Abusive lending practices, misleading investors, manipulating prices, deliberately falsifying figures, cheating, obstruction and taking advantage of 'the dumbest person in the room' - they're actually the main source of profitability in finance, and the surest way to a bonus. If you want to make money in the industry, you need to find ways of sabotaging either your clients, your competitors or the government (or all three), and above all, the market itself.
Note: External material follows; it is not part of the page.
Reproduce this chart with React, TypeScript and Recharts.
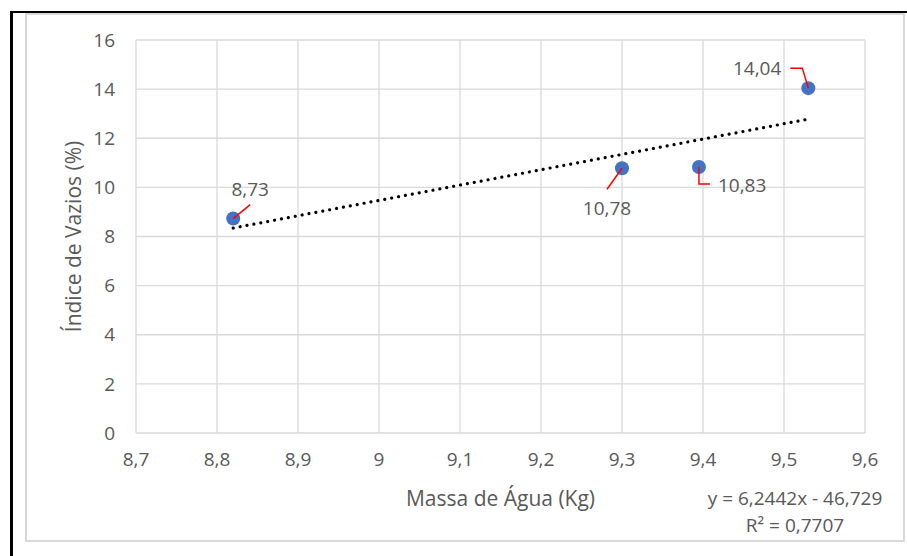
import React from "react";
import { ScatterChart, Scatter, XAxis, YAxis, CartesianGrid, Label, Customized } from "recharts";

// Massa de Água (Kg) x Índice de Vazios (%)
const massaAgua = [8.82, 9.3, 9.395, 9.53];
const indiceVazios = [8.73, 10.78, 10.83, 14.04];
const xTicks = [8.7, 8.8, 8.9, 9, 9.1, 9.2, 9.3, 9.4, 9.5, 9.6];
const yTicks = [0, 2, 4, 6, 8, 10, 12, 14, 16];
const trendSlope = 6.2442;
const trendIntercept = -46.729;
const trendR2 = 0.7707;

const fmt = (v: number) => String(v).replace(".", ",");

// leader line (relative to point) + text anchor for each data label
const labelLayout = [
  { path: [[0, 0], [17, -14]], tx: 17, ty: -30, anchor: "middle" },
  { path: [[0, 0], [-15, 21]], tx: -15, ty: 40, anchor: "middle" },
  { path: [[0, 0], [0, 17], [11, 17]], tx: 19, ty: 18, anchor: "start" },
  { path: [[0, 0], [-6, -20], [-18, -20]], tx: -27, ty: -20, anchor: "end" },
];

const textColor = "#595959";
const gridColor = "#d9d9d9";

export default function App() {
  const points = massaAgua.map((x, i) => ({ x, y: indiceVazios[i], i }));
  const xMin = Math.min(...massaAgua);
  const xMax = Math.max(...massaAgua);
  const trend = [xMin, xMax].map((x) => ({ x, y: trendSlope * x + trendIntercept }));

  const PointShape = (props: any) => {
    const { cx, cy, payload } = props;
    const l = labelLayout[payload.i];
    const d = l.path.map((p, k) => `${k === 0 ? "M" : "L"}${cx + p[0]},${cy + p[1]}`).join(" ");
    return (
      <g>
        <circle cx={cx} cy={cy} r={7} fill="#4472C4" />
        <path d={d} stroke="#ff0000" strokeWidth={1.5} fill="none" />
        <text x={cx + l.tx} y={cy + l.ty} textAnchor={l.anchor as any} dominantBaseline="central" fill={textColor} fontSize={19}>
          {fmt(payload.y)}
        </text>
      </g>
    );
  };

  return (
    <div style={{ position: "absolute", left: 0, top: 0, width: 907, height: 556, background: "#fff", fontFamily: "'Open Sans', sans-serif" }}>
      <div style={{ position: "absolute", left: 10, top: 11, width: 3, height: 545, background: "#000" }} />
      <div style={{ position: "absolute", left: 10, top: 11, width: 897, height: 2, background: "#000" }} />
      <div style={{ position: "absolute", left: 25, top: 13, width: 876, height: 525, border: `2px solid ${gridColor}` }} />
      <div style={{ position: "absolute", left: 0, top: 0 }}>
        <ScatterChart width={907} height={556} margin={{ top: 40, right: 42, bottom: 0, left: 0 }}>
          <CartesianGrid stroke={gridColor} strokeWidth={1.3} />
          <XAxis
            type="number"
            dataKey="x"
            domain={[8.7, 9.6]}
            ticks={xTicks}
            tickFormatter={(v: number) => fmt(v)}
            height={123}
            axisLine={false}
            tickLine={false}
            tickSize={0}
            tickMargin={20}
            tick={{ fill: textColor, fontSize: 19 }}
          >
            <Label
              content={({ viewBox }: any) => (
                <text x={viewBox.x + viewBox.width / 2} y={506} textAnchor="middle" fill={textColor} fontSize={21}>
                  Massa de Água (Kg)
                </text>
              )}
            />
          </XAxis>
          <YAxis
            type="number"
            dataKey="y"
            domain={[0, 16]}
            ticks={yTicks}
            width={136}
            axisLine={false}
            tickLine={false}
            tickSize={0}
            tickMargin={21}
            tick={{ fill: textColor, fontSize: 19 }}
          >
            <Label
              content={({ viewBox }: any) => {
                const cy = viewBox.y + viewBox.height / 2;
                return (
                  <text x={81} y={cy} transform={`rotate(-90, 81, ${cy})`} textAnchor="middle" fill={textColor} fontSize={21}>
                    Índice de Vazios (%)
                  </text>
                );
              }}
            />
          </YAxis>
          <Scatter
            data={trend}
            isAnimationActive={false}
            line={{ stroke: "#000", strokeWidth: 3.2, strokeDasharray: "0.01 7", strokeLinecap: "round" }}
            shape={() => <g />}
          />
          <Scatter data={points} isAnimationActive={false} shape={PointShape} />
          <Customized
            component={() => (
              <g fill={textColor} fontSize={19} textAnchor="middle">
                <text x={795} y={505}>{`y = ${fmt(trendSlope)}x - ${fmt(-trendIntercept)}`}</text>
                <text x={795} y={532}>{`R² = ${fmt(trendR2)}`}</text>
              </g>
            )}
          />
        </ScatterChart>
      </div>
    </div>
  );
}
Talking to industry insiders, economists and high net worth customers, examining the history of finance and its workings today, the authors show us how the idea of sabotage not only makes sense of all past economic crises, but must also be at the heart of all future regulations.
PUBLISHERS WEEKLY
The finance industry profits not by making productive investments but through fraud and other crimes, according to this provocative yet haphazard expos . Nesvetailova and Palan, economists at City, University of London, rehash a litany of misdeeds by financial institutions: Goldman Sachs sold clients investment deals it knew would lose money; Wells Fargo created accounts for clients without their knowledge and charged them extra fees; HSBC helped Mexican drug cartels launder money; mortgage lenders signed up unqualified borrowers and sold the bad mortgages to unsuspecting investors; and banks and insurance companies concocted murky financial instruments like credit default swaps and collateralized debt obligations to bamboozle investors, and used a variety of methods, including Cayman Islands shelters and bitcoin, to evade regulations and taxes. Nesvetailova and Palan argue that these scams and dodges aren't the work of a handful of bad actors or the effects of deregulation, but a form of "sabotage" of competitive financial markets that companies must undertake to earn profits. Their evidence for this theory is anecdotal, however. Meanwhile, their explications of byzantine banker cons are sometimes unclear, and their case for a return to New Deal style financial regulation is short on specifics. Though the authors don't produce the most substantive critique of the financial sector, their ideas about the industry's intrinsic tendencies towards malfeasance will stimulate progressive readers with a strong interest in the subject.